One leading manufacturer of surgical consumables was looking to optimize the effectiveness of its sales force, with a focus on balancing the time the sales team spends on activities such as pre-sales, sales, account servicing, customer training, and administrative tasks (Figure 10). After aligning its sales goals for each product with the types of activities that generate the highest return on investment, the company re-allocated its resources to generate an additional ~2% in revenue and set itself up for future success.
For Pharma and Biotech, leading manufacturers typically have sales teams focused on one product for one or two indications, depending on the size of the market and the nature of its dynamics. Here, the important criterion to evaluate is the effectiveness of each stakeholder call (Figure 11). The sales team may be detailing physicians, purchasing admins, and/or KOLs, and it is critical to spend time effectively in terms of quantity and duration of calls. One example is from a leading pharmaceutical company facing increasing competition. Its blockbuster drug had enjoyed clinical and financial success since its release, but it was beginning to compete with a new wave of treatments that endangered its market position. Along with territory realignment and redefining roles and responsibilities of the sales team, the company reallocated resources based on the optimal number of calls that would activate a customer. Moreover, customers were prioritized such that the selling time could be tailored to each stakeholder to maximize returns.

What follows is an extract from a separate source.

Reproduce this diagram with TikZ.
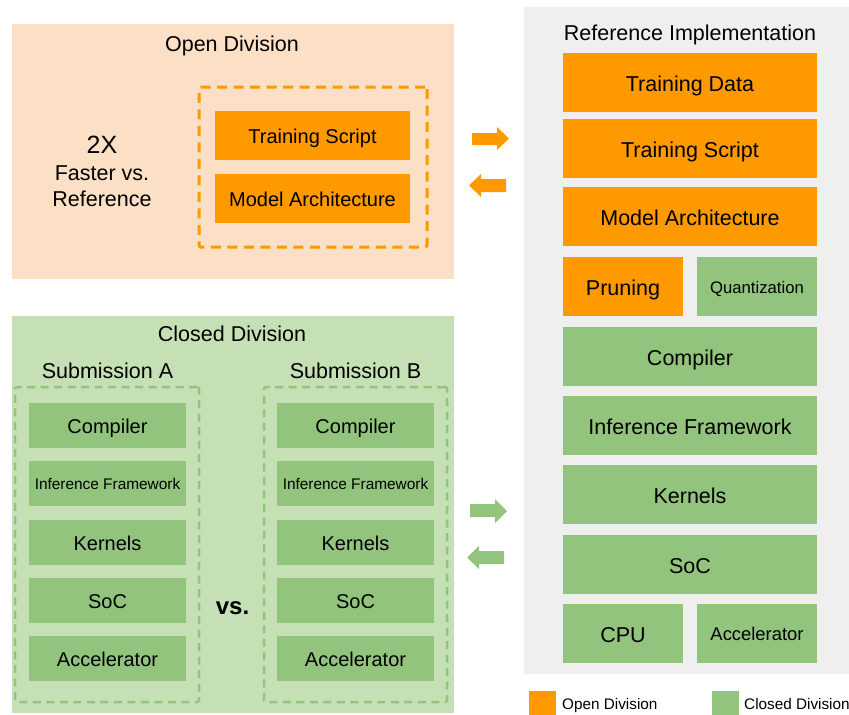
\documentclass[tikz,border=0pt]{standalone}
\usepackage{fontspec}
\setmainfont{Liberation Sans}
\definecolor{peach}{HTML}{FBE0C5}
\definecolor{lgreen}{HTML}{C6E0B6}
\definecolor{panel}{HTML}{EFEFEF}
\definecolor{orng}{HTML}{FF9900}
\definecolor{grn}{HTML}{93C47D}
\tikzset{
  fs/.style args={#1/#2}{font=\fontsize{#1}{#1}\selectfont, text height=#2pt, text depth=0pt},
  bx/.style={rectangle, inner sep=0pt, minimum width=#1},
  obox/.style={bx=254pt, minimum height=59pt, fill=orng, fs=21.5/17.4},
  gbox/.style={bx=254pt, minimum height=59pt, fill=grn, fs=21.5/17.4},
  lbox/.style={bx=157pt, minimum height=45pt, fill=grn, fs=20/16.2},
  title/.style={inner sep=0pt, fs=21.5/17.4},
  odash/.style={draw=orng, line width=3pt, dash pattern=on 10pt off 6.5pt, rounded corners=2pt},
  gdash/.style={draw=grn, line width=2.5pt, dash pattern=on 8pt off 5.5pt, rounded corners=2pt},
  legtext/.style={inner sep=0pt, anchor=west, fs=15.3/12.4},
}
\begin{document}
\begin{tikzpicture}[x=1pt,y=-1pt]
\useasboundingbox (0,0) rectangle (849,715);
% backgrounds
\node[bx=442pt, minimum height=255pt, fill=peach] (open) at (233,151.5) {};
\node[bx=442pt, minimum height=397pt, fill=lgreen] (closed) at (233,514.5) {};
\node[bx=325pt, minimum height=667pt, fill=panel] (ref) at (686.5,340.5) {};
% titles
\node[title] (opent) at (232,43) {Open Division};
\node[title] (reft) at (690,32) {Reference Implementation};
\node[title] (closedt) at (232,333) {Closed Division};
\node[title] (suba) at (107.5,370) {Submission A};
\node[title] (subb) at (355.5,370) {Submission B};
% open division content
\node[bx=228pt, minimum height=160pt, odash] (odash) at (313,167) {};
\node[bx=195pt, minimum height=49pt, fill=orng, fs=20/16.2] (ots) at (312.5,135.5) {Training Script};
\node[bx=195pt, minimum height=49pt, fill=orng, fs=20/16.2] (oma) at (312.5,198.5) {Model Architecture};
\node[inner sep=0pt, fs=25/20.3] (twox) at (102,143) {2X};
\node[title] (faster) at (102,172) {Faster vs.};
\node[title] (refer) at (102,198) {Reference};
% reference implementation column
\node[obox] (rtd) at (690,82.5) {Training Data};
\node[obox] (rts) at (690,148.5) {Training Script};
\node[obox] (rma) at (690,216.5) {Model Architecture};
\node[obox, bx=120pt] (rpr) at (623,286.5) {Pruning};
\node[gbox, bx=120pt, fs=16.7/13.5] (rqu) at (757,286.5) {Quantization};
\node[gbox] (rco) at (690,356.5) {Compiler};
\node[gbox] (rif) at (690,425.5) {Inference Framework};
\node[gbox] (rke) at (690,494.5) {Kernels};
\node[gbox] (rso) at (690,564.5) {SoC};
\node[gbox, bx=120pt] (rcpu) at (623,633.5) {CPU};
\node[gbox, bx=120pt, fs=18.4/14.9] (racc) at (757,633.5) {Accelerator};
% closed division content
\node[bx=184pt, minimum height=315pt, gdash] (da) at (107,544.5) {};
\node[bx=183pt, minimum height=315pt, gdash] (db) at (355.5,544.5) {};
\foreach \n/\x in {a/107.5, b/355.5}{
  \node[lbox] (co\n) at (\x,425) {Compiler};
  \node[lbox, fs=15.4/12.5] (if\n) at (\x,483.5) {Inference Framework};
  \node[lbox] (ke\n) at (\x,542.5) {Kernels};
  \node[lbox] (so\n) at (\x,600.5) {SoC};
  \node[lbox] (ac\n) at (\x,658.5) {Accelerator};
}
\node[inner sep=0pt, fs=24/19.4, font=\fontsize{24}{24}\selectfont\bfseries] (vs) at (232.5,605) {vs.};
% block arrows
\fill[orng] (472,133) -- (497,133) -- (497,127) -- (509,138.5) -- (497,150) -- (497,145) -- (472,145) -- cycle;
\fill[orng] (506,179) -- (481,179) -- (481,174) -- (469,185.5) -- (481,197) -- (481,192) -- (506,192) -- cycle;
\fill[grn] (470,504) -- (495,504) -- (495,499) -- (507,511) -- (495,523) -- (495,517) -- (470,517) -- cycle;
\fill[grn] (504,551) -- (479,551) -- (479,546) -- (467,557.5) -- (479,569) -- (479,564) -- (504,564) -- cycle;
% legend
\node[bx=27pt, minimum height=24pt, fill=orng] (lego) at (542.5,703) {};
\node[legtext] (legot) at (562,703) {Open Division};
\node[bx=27pt, minimum height=24pt, fill=grn] (legg) at (725.5,703) {};
\node[legtext] (leggt) at (744,703) {Closed Division};
\end{tikzpicture}
\end{document}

4. Invest in customer retention, not just acquisition
Successful companies invest in retention of customers, and thus they are able to capitalize on much more of their customers’ lifetime value down the line. Unprompted, the most commonly cited challenge for companies that did not hit their annual targets was maintaining customers over time. Customer retention received the second lowest overall performance rating for these respondents compared with performance on other sales challenges. Regardless of how well sales reps can acquire new customers, if a steady flow of existing customers continues to defect to competitors, the net amount of customers will stagnate or even decline.

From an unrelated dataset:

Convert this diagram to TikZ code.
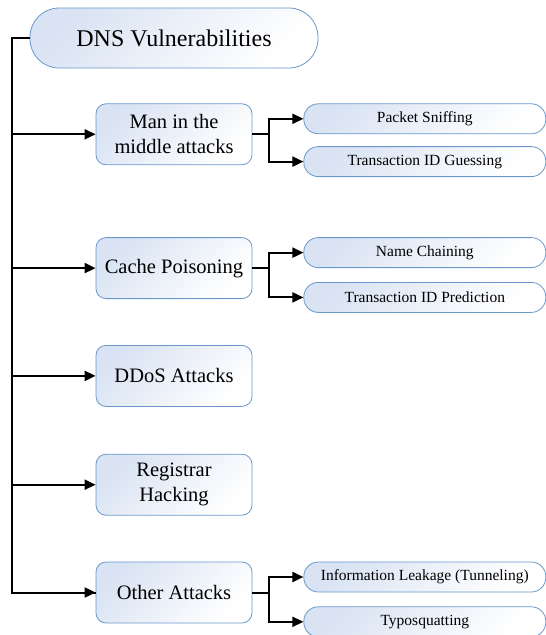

To successfully maintain customers over time, companies must invest in understanding their customers and closely monitor any changes in behavior or perception that might occur. One MedTech service provider developed a customer segmentation and retention strategy that ensured there were targeted approaches for each prioritized segment. Then, marketing and sales budgets were allocated such that more valuable customers received more resources. This comprehensive methodology reduced churn rates by ~28%.

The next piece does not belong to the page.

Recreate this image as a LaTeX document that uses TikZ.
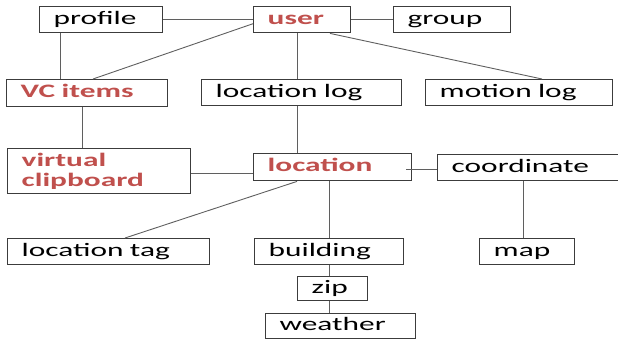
\documentclass[tikz,border=0pt]{standalone}
\usepackage{fontspec}
\setmainfont{Carlito}[FakeStretch=1.65]
\usepackage{tikz}
\usetikzlibrary{calc,positioning}
\definecolor{keyred}{RGB}{192,80,77}
\definecolor{boxgray}{RGB}{60,60,60}
\definecolor{linkgray}{RGB}{95,95,95}

\begin{document}
\begin{tikzpicture}[x=1pt,y=-1pt,
    ent/.style={draw=boxgray, line width=1.4pt, rectangle, anchor=north west, align=left,
      inner xsep=14pt, inner ysep=0pt, text height=13pt, text depth=4pt,
      minimum height=26pt, font=\fontsize{19}{20}\selectfont},
    key/.style={ent, text=keyred, font=\fontsize{19}{20}\selectfont\bfseries},
    link/.style={draw=linkgray, line width=0.9pt}]
  \useasboundingbox (0,0) rectangle (618,340);
  % top row
  \node[ent, text width=95pt] (profile) at (39,6) {profile};
  \node[key, text width=69pt] (user) at (253,6) {user};
  \node[ent, text width=89pt] (group) at (393,6) {group};
  % second row
  \node[key, text width=133pt, minimum height=27pt] (vcitems) at (6,79) {VC items};
  \node[ent, text width=172pt] (loclog) at (201,79) {location log};
  \node[ent, text width=159pt] (motionlog) at (425,79) {motion log};
  % third row
  \node[key, text width=155pt, text height={}, text depth={}, minimum height=45pt]
    (clipboard) at (7,148) {virtual\\clipboard};
  \node[key, text width=130pt, minimum height=27pt] (location) at (253,153) {location};
  \node[ent, text width=155pt] (coordinate) at (437,154) {coordinate};
  % bottom rows
  \node[ent, text width=174pt] (loctag) at (7,238) {location tag};
  \node[ent, text width=121pt] (building) at (254,238) {building};
  \node[ent, text width=67pt] (map) at (479,238) {map};
  \node[ent, text width=42pt, minimum height=24pt] (zip) at (297,276) {zip};
  \node[ent, text width=122pt, minimum height=25pt] (weather) at (265,313) {weather};
  % links from user
  \draw[link] (profile.east) -- (user.west);
  \draw[link] (user.east) -- (group.west);
  \draw[link] ([yshift=-4pt]user.west) -- ([xshift=87pt]vcitems.north west);
  \draw[link] ([xshift=44pt]user.south west) -- ([xshift=44pt]user.south west |- loclog.north);
  \draw[link] ([xshift=77pt]user.south west) -- ([xshift=117pt]motionlog.north west);
  \draw[link] ([xshift=21pt]profile.south west) -- ([xshift=21pt]profile.south west |- vcitems.north);
  % links to location
  \draw[link] ([xshift=76pt]vcitems.south west) -- ([xshift=76pt]vcitems.south west |- clipboard.north);
  \draw[link] ([xshift=96pt]loclog.south west) -- ([xshift=96pt]loclog.south west |- location.north);
  \draw[link] ([yshift=-2pt]clipboard.east) -- ([yshift=-2pt]clipboard.east -| location.west);
  \draw[link] ([xshift=-6pt,yshift=-2pt]location.east) -- ([yshift=-2pt]location.east -| coordinate.west);
  % links below location
  \draw[link] ([xshift=44pt]location.south west) -- ([xshift=118pt]loctag.north west);
  \draw[link] ([xshift=76pt]location.south west) -- ([xshift=76pt]location.south west |- building.north);
  \draw[link] ([xshift=86pt]coordinate.south west) -- ([xshift=86pt]coordinate.south west |- map.north);
  \draw[link] ([xshift=75pt]building.south west) -- ([xshift=75pt]building.south west |- zip.north);
  \draw[link] ([xshift=32pt]zip.south west) -- ([xshift=32pt]zip.south west |- weather.north);
\end{tikzpicture}
\end{document}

A leading Pharma manufacturer with a blockbuster drug aimed to minimize disruption of its customer relationships while ensuring team efficiency and maximum revenue growth. After running a number of potential scenarios, the company ultimately used an innovative territory alignment and resource allocation methodology that protected these key accounts while exceeding growth targets by ~5%.
Overall, Sales Champions continue to achieve revenue targets year over year by: (1) Focusing on key market trends, like digitalization, solution selling, and personalized medicine, (2) Prioritizing customers and not just segmenting them, (3) Keeping track of how sales reps spend their time, and (4) Investing in customer retention. Taking a page out of the Sales Champion playbook may give you the edge you need in 2018 and beyond.